From James O'Keefe's latest video on "Voter Fraud in America," we learn:
- If James O'Keefe says someone isn't a citizen, you should ask to see their passport.
- If James O'Keefe says someone is deceased, you should ask to see their death certificate.
- If you show up at someone's house with a video camera or call them on the phone, refuse to identify yourself, and demand answers about someone's citizenship, you're probably not going to get a response. (Ambush interview subject to O'Keefe associate: "You haven't told me who you are. You're an 'independent agency'? That's cool. Who are you with?" O'Keefe associate replies "Thank you, sir," and drives off.)

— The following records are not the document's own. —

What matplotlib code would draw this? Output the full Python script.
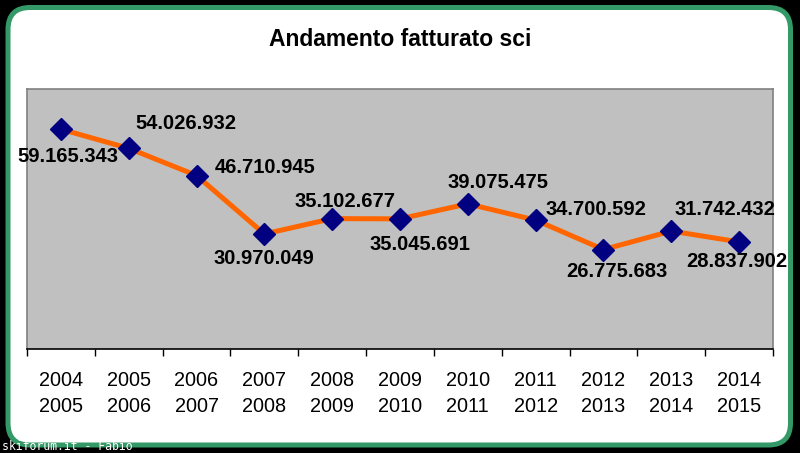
import matplotlib
matplotlib.use("Agg")
import matplotlib.pyplot as plt
from matplotlib.patches import FancyBboxPatch

# stagioni e fatturato (euro)
seasons = ["2004\n2005", "2005\n2006", "2006\n2007", "2007\n2008", "2008\n2009",
           "2009\n2010", "2010\n2011", "2011\n2012", "2012\n2013", "2013\n2014",
           "2014\n2015"]
revenue = [59165343, 54026932, 46710945, 30970049, 35102677, 35045691,
           39075475, 34700592, 26775683, 31742432, 28837902]
value_labels = ["59.165.343", "54.026.932", "46.710.945", "30.970.049", "35.102.677",
                "35.045.691", "39.075.475", "34.700.592", "26.775.683", "31.742.432",
                "28.837.902"]
# label offsets in pixels (dx, dy), dy positive = up
label_offsets = [(7, -27), (57, 25), (69, 8), (0, -25), (13, 17), (20, -26),
                 (30, 21), (60, 11), (13, -22), (54, 22), (-2, -20)]

plt.rcParams['font.family'] = ['Liberation Sans', 'DejaVu Sans']

fig = plt.figure(figsize=(8, 4.53), dpi=100, facecolor="black")

# rounded frame
bg = fig.add_axes([0, 0, 1, 1])
bg.set_xlim(0, 800)
bg.set_ylim(453, 0)
bg.axis("off")
frame = FancyBboxPatch((8 + 22, 7.5 + 22), 782.5 - 44, 437.5 - 44,
                       boxstyle="round,pad=22,rounding_size=22",
                       facecolor="white", edgecolor="#339966", linewidth=3.6)
bg.add_patch(frame)

ax = fig.add_axes([27 / 800, 1 - 349 / 453, 746 / 800, 260 / 453])
ax.set_facecolor("#C0C0C0")
x = list(range(len(seasons)))
ax.plot(x, revenue, color="#FF6600", linewidth=3.6, zorder=2)
ax.plot(x, revenue, linestyle="none", marker="D", markersize=11.5,
        markerfacecolor="#000080", markeredgecolor="#000080", zorder=3)

for i, (val, lab) in enumerate(zip(revenue, value_labels)):
    dx, dy = label_offsets[i]
    ax.annotate(lab, (i, val), xytext=(dx, dy), textcoords="offset pixels",
                ha="center", va="center", fontsize=14.5, fontweight="bold",
                color="black", zorder=4, annotation_clip=False)

ax.set_xlim(-0.5, len(seasons) - 0.5)
ax.set_ylim(0, 70000000)
ax.set_yticks([])
ax.set_xticks([i - 0.5 for i in range(len(seasons) + 1)])
ax.set_xticklabels([])
ax.set_xticks(x, minor=True)
ax.set_xticklabels(seasons, minor=True, fontsize=14.3)
for t in ax.get_xticklabels(minor=True):
    t.set_linespacing(1.45)
ax.tick_params(axis="x", which="major", length=5, width=1, color="black", direction="out")
ax.tick_params(axis="x", which="minor", length=0, pad=16)
for side in ["left", "top", "right"]:
    ax.spines[side].set_color("#808080")
    ax.spines[side].set_linewidth(1.2)
ax.spines["bottom"].set_color("black")
ax.spines["bottom"].set_linewidth(1.2)

fig.text(400 / 800, 1 - 39 / 453, "Andamento fatturato sci", ha="center", va="center",
         fontsize=16.5, fontweight="bold")

fig.text(2 / 800, 1 - 446 / 453, "skiforum.it - Fabio", ha="left", va="center",
         fontsize=8.3, family="DejaVu Sans Mono", color="white")

plt.savefig("out.png", dpi=100, facecolor=fig.get_facecolor())
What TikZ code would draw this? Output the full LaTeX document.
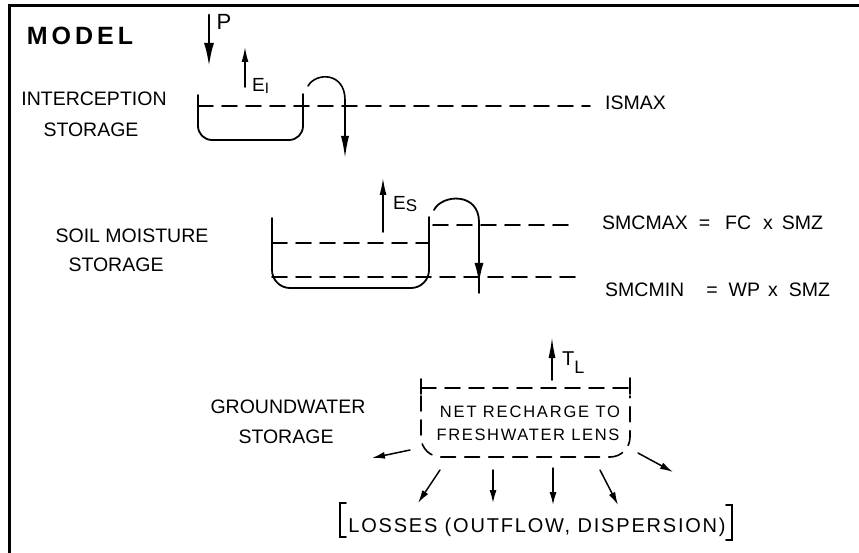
\documentclass[tikz,border=0pt]{standalone}
\usepackage{fontspec}
\setmainfont{Liberation Sans}
\usetikzlibrary{arrows.meta}

\tikzset{
  wall/.style={line width=1.8pt},
  level/.style={line width=1.6pt, dash pattern=on 15pt off 9pt},
  flow/.style={line width=1.6pt, -{Latex[length=15pt,width=7pt]}},
  loss/.style={line width=1.5pt, -{Latex[length=13pt,width=7pt]}},
  lab/.style={font=\fontsize{19.5}{22}\selectfont, inner sep=0pt, anchor=base},
  note/.style={lab, anchor=base west}
}

\begin{document}
\begin{tikzpicture}[x=1pt, y=-1pt, line cap=round, line join=round]
\useasboundingbox (0,0) rectangle (859,553);

% frame, top and left only
\draw[line width=3pt, line cap=butt, line join=miter] (859,6) -- (9.5,6) -- (9.5,553);

\node[lab, font=\fontsize{25}{28}\selectfont\bfseries\addfontfeature{LetterSpace=16}] (model) at (80,45) {MODEL};

% === Interception storage ===
\node[lab] (intA) at (94,106) {INTERCEPTION};
\node[lab] (intB) at (91,137) {STORAGE};

\coordinate (pIn) at (209,15);
\coordinate (pOut) at (209,67);
\draw[line width=2.8pt, -{Latex[length=24pt,width=10pt]}] (pIn) -- (pOut);
\node[lab, font=\fontsize{22}{24}\selectfont] (plab) at (224,30) {P};

\coordinate (eiFrom) at (245,87);
\coordinate (eiTo) at (245,47);
\draw[flow] (eiFrom) -- (eiTo);
\node[note, font=\fontsize{19}{22}\selectfont] (eilab) at (252,92) {E\raisebox{-2pt}{\fontsize{15}{15}\selectfont\rmfamily I}};

\draw[wall, rounded corners=14pt] (198,95) -- (198,140) -- (303,140) -- (303,94);
\draw[level] (198,106) -- (590,106);
\node[note] (ismax) at (605,110) {ISMAX};

% spill over the rim
\coordinate (spillA) at (308,86);
\coordinate (spillB) at (345,158);
\draw[flow, -{Latex[length=22pt,width=8pt]}] (spillA) .. controls (316,72) and (345,72) .. (345,100) -- (spillB);

% === Soil moisture storage ===
\node[lab] (soilA) at (132,243) {SOIL MOISTURE};
\node[lab] (soilB) at (116,272) {STORAGE};

\draw[wall, rounded corners=18pt] (272,218) -- (272,288) -- (429,288) -- (429,217);
\draw[level] (272,243) -- (429,243);
\draw[level] (433,225) -- (575,225);
\draw[level] (272,277) -- (582,277);

\coordinate (esFrom) at (383,232);
\coordinate (esTo) at (383,178);
\draw[flow, -{Latex[length=17pt,width=7pt]}] (esFrom) -- (esTo);
\node[note, font=\fontsize{19}{22}\selectfont] (eslab) at (393,210) {E\raisebox{-2pt}{\fontsize{17}{17}\selectfont S}};

\coordinate (dripA) at (434,210);
\coordinate (dripB) at (479,293);
\draw[wall] (dripA) .. controls (442,194) and (479,192) .. (479,222) -- (dripB);
\draw[wall, -{Latex[length=20pt,width=9pt]}] (479,250) -- (479,283);

\node[note] (smcmax) at (602,230)
  {SMCMAX\hspace{11pt}=\hspace{15pt}FC\hspace{12pt}x\hspace{9pt}SMZ};
\node[note] (smcmin) at (605,297)
  {SMCMIN\hspace{22pt}=\hspace{11pt}WP\hspace{8pt}x\hspace{11pt}SMZ};

% === Groundwater storage ===
\node[lab] (gwA) at (288,413) {GROUNDWATER};
\node[lab] (gwB) at (286,443) {STORAGE};

\draw[level, rounded corners=20pt] (421,396) -- (421,457) -- (630,457) -- (630,396);
\draw[level] (421,388) -- (630,388);
\draw[wall] (421,379) -- (421,394);
\draw[wall] (630,378) -- (630,394);

\node[lab, font=\fontsize{16.5}{19}\selectfont\addfontfeature{LetterSpace=11}] (lensA) at (530,417) {NET RECHARGE TO};
\node[lab, font=\fontsize{16.5}{19}\selectfont\addfontfeature{LetterSpace=10}] (lensB) at (528,440) {FRESHWATER LENS};

\coordinate (tlFrom) at (552,380);
\coordinate (tlTo) at (552,337);
\draw[flow, -{Latex[length=21pt,width=7pt]}] (tlFrom) -- (tlTo);
\node[note, font=\fontsize{20}{22}\selectfont] (tllab) at (562,365) {T\raisebox{-8pt}{\fontsize{18}{18}\selectfont L}};

% losses fanning out from the lens
\foreach \ax/\ay/\bx/\by [count=\i] in {410/450/372/458, 440/470/418/503, 493/470/493/503,
                                        553/468/553/505, 600/470/618/505, 638/453/673/472}{
  \coordinate (lossFrom\i) at (\ax,\ay);
  \coordinate (lossTo\i) at (\bx,\by);
  \draw[loss] (lossFrom\i) -- (lossTo\i);
}

\node[lab, font=\fontsize{20}{22}\selectfont\addfontfeature{LetterSpace=9}] (losses) at (537,532) {LOSSES (OUTFLOW, DISPERSION)};
\draw[wall, line join=miter] (346,503) -- (340,503) -- (340,537) -- (346,537);
\draw[wall, line join=miter] (726,505) -- (732,505) -- (732,540) -- (726,540);

\end{tikzpicture}
\end{document}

As usual, O'Keefe's videos tell us much more about his deceptive methods and sloppy "journalism" than they do about the subject matter. And as the videos continue to crash and burn, they also tell us quite a bit about his allies in the voter ID movement, who are eager to use his efforts to push for laws that make it harder to vote.
O'Keefe's little lies all serve his big lie: That there is a widespread epidemic of voter fraud in this country that necessitates voter ID laws. Both data and common sense show that this simply isn't the case. But those who seek passage of such laws are apparently willing to use any means necessary, even if it means highlighting the work of an activist who long ran out of credibility.
Indeed, since he began releasing dishonest voter fraud videos in January, O'Keefe has become the toast of the voter ID movement. He has been praised by New Black Panthers Party fabulist J. Christian Adams for having "exposed the truth about voter fraud" and lauded by longtime vote fraudster John Fund ("In Washington, it was child's play for O'Keefe to beat the system"), spoke at the national summit for the Tea Party-backed True the Vote, and appeared with South Carolina Attorney General Alan Wilson to discuss the need for voter ID.
On at least two occasions, right-wing members of Congress, specifically Reps. Trent Franks (R-AZ) and Steve King (R-IA),have raised O'Keefe's videos during congressional hearings, with King on one occasion questioning FBI director Robert Mueller about the tapes.
When you mischaracterize the status of all three of the voters you are supposedly reporting on, your reporting has no credibility. And with the rest of the voter fraud movement depending on O'Keefe to promote their issue, it's quickly becoming apparent that their own credibility is lacking as well.